* [Data to process]
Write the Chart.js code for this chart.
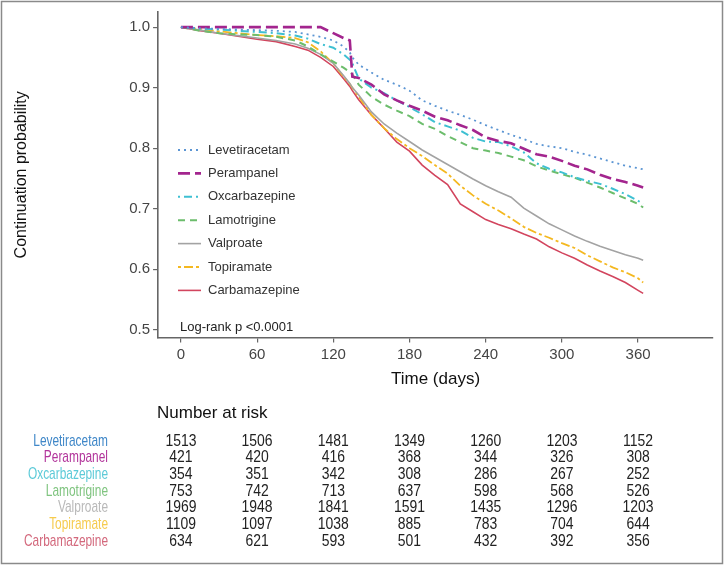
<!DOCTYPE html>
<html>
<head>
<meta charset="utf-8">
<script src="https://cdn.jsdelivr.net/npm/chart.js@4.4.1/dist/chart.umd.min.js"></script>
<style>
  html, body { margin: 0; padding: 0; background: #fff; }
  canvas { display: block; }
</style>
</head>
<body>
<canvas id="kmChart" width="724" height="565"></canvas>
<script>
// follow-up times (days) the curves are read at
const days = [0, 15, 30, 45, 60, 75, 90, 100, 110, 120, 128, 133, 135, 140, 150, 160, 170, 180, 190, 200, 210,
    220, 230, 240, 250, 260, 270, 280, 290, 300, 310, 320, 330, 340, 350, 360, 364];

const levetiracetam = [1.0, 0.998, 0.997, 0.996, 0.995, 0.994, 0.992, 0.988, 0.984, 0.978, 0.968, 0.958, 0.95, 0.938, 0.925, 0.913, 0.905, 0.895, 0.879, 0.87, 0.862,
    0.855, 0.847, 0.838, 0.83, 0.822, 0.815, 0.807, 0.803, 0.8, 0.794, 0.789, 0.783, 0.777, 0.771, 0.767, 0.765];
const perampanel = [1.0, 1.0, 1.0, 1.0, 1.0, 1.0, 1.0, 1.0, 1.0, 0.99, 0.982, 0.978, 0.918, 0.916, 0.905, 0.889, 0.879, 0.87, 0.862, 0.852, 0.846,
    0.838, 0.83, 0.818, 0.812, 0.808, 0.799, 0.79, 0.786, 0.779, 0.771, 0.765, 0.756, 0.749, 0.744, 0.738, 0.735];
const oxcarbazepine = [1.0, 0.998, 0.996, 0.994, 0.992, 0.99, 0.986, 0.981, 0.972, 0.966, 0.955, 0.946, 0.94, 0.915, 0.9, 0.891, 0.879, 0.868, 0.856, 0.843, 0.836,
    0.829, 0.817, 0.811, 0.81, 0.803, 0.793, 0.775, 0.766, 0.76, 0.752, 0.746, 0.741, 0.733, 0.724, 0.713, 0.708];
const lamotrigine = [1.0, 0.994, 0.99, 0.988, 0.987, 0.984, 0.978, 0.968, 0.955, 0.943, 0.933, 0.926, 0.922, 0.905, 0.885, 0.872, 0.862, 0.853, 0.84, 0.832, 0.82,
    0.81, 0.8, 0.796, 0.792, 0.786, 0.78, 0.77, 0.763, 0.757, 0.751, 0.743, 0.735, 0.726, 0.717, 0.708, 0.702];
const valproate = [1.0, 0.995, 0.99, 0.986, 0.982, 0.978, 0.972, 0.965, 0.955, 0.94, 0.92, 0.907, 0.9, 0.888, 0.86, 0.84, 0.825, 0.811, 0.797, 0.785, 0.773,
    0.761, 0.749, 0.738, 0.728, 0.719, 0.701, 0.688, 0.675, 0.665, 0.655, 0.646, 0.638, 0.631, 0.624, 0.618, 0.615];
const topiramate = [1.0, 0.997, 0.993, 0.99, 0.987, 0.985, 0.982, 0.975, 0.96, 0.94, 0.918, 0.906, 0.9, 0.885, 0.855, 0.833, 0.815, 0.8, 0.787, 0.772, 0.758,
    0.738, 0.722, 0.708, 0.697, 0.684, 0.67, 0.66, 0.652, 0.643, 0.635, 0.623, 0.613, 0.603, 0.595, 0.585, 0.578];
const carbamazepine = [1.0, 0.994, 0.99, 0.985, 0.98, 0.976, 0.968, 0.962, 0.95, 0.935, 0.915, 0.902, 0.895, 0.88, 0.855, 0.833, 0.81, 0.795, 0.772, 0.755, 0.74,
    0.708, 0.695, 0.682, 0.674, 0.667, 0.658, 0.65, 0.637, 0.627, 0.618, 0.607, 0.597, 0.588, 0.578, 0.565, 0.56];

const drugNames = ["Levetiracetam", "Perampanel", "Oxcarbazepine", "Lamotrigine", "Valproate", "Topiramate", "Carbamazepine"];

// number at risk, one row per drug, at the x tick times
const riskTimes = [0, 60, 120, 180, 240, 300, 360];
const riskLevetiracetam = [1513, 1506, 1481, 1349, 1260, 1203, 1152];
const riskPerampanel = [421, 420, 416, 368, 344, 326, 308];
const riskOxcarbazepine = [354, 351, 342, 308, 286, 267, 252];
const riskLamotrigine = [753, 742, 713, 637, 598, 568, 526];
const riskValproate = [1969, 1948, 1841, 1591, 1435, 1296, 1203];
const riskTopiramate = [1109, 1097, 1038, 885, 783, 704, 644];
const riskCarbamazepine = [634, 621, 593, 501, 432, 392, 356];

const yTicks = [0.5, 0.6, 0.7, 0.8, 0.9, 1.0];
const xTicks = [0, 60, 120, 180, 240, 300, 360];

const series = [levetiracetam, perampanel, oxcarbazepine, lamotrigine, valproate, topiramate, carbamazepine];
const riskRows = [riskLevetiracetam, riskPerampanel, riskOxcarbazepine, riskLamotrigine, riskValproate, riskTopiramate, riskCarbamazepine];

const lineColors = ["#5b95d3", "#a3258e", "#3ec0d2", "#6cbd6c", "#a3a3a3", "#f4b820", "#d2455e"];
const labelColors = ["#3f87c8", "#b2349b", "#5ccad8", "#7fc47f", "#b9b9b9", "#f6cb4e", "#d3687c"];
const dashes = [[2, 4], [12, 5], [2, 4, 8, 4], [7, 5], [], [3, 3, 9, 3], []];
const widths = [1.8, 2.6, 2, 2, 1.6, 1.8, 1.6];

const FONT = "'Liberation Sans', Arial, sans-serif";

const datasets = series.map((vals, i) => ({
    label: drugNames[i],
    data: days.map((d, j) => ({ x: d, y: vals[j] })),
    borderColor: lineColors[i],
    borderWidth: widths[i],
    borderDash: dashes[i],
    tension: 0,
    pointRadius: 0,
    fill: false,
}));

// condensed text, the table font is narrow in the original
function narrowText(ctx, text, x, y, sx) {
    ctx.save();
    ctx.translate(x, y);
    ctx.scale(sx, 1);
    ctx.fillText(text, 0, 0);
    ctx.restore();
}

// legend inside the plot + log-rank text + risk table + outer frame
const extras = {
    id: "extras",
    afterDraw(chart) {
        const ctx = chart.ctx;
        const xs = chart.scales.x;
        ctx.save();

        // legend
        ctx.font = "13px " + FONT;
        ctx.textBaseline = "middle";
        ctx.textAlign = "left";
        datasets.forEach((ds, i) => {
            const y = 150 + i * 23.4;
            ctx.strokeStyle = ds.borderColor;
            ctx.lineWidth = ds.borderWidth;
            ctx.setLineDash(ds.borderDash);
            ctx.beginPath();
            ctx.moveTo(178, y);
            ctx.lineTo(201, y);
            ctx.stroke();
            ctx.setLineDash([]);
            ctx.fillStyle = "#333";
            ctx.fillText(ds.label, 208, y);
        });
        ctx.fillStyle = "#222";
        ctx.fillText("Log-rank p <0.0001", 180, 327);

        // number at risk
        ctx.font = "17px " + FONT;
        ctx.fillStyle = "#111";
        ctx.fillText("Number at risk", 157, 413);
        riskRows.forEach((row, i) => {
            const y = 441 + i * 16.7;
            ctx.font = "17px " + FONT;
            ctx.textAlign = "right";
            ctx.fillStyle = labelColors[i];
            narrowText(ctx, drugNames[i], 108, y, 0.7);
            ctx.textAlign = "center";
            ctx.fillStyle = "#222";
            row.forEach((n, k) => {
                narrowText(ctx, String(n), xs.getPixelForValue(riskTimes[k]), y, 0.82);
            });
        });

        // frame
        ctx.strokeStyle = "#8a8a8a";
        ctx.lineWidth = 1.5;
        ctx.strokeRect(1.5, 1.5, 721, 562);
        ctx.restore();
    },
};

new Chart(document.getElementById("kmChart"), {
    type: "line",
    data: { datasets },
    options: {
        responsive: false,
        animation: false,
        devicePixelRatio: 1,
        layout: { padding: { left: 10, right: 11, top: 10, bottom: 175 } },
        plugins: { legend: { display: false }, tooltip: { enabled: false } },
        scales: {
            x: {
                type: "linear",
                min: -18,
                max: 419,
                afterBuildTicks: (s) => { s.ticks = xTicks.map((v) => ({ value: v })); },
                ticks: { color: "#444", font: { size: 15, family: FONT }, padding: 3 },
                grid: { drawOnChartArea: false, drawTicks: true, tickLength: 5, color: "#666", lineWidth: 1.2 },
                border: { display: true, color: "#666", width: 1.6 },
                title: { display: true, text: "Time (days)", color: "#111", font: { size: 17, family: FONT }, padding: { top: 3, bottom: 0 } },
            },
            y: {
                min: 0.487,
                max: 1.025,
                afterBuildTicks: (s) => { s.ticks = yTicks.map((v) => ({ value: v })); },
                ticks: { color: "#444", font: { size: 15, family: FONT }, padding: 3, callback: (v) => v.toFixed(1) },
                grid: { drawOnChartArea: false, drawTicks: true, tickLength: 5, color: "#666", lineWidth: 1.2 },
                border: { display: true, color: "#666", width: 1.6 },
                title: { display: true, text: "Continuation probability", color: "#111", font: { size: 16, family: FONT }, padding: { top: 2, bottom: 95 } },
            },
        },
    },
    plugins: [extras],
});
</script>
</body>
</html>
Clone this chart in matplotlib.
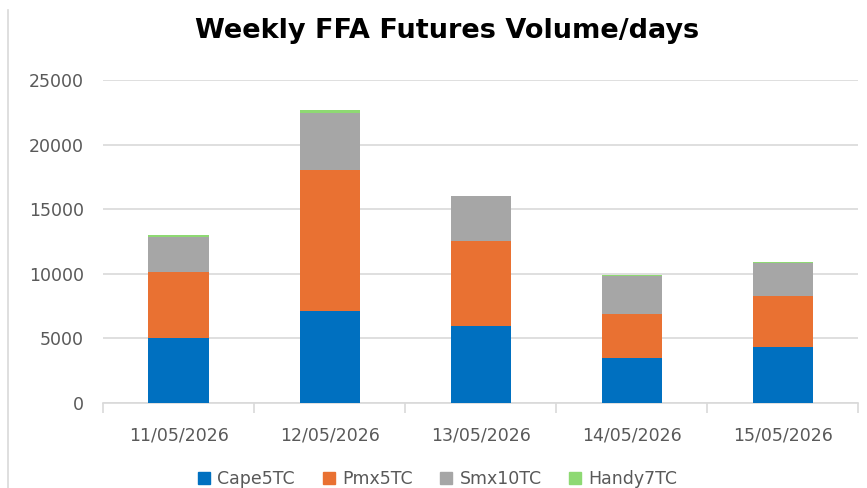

* [Aim]
Begin at the first line of the entries above and return each line exactly, stopping after the line that contains "350, 360, 364];". Pictures do not belong in the copy.

* [Solved problem]
Write the Chart.js code for this chart.
<!DOCTYPE html>
<html>
<head>
<meta charset="utf-8">
<script src="https://cdn.jsdelivr.net/npm/chart.js@4.4.1/dist/chart.umd.min.js"></script>
<style>
  html, body { margin: 0; padding: 0; background: #fff; }
  canvas { display: block; }
</style>
</head>
<body>
<canvas id="kmChart" width="724" height="565"></canvas>
<script>
// follow-up times (days) the curves are read at
const days = [0, 15, 30, 45, 60, 75, 90, 100, 110, 120, 128, 133, 135, 140, 150, 160, 170, 180, 190, 200, 210,
    220, 230, 240, 250, 260, 270, 280, 290, 300, 310, 320, 330, 340, 350, 360, 364];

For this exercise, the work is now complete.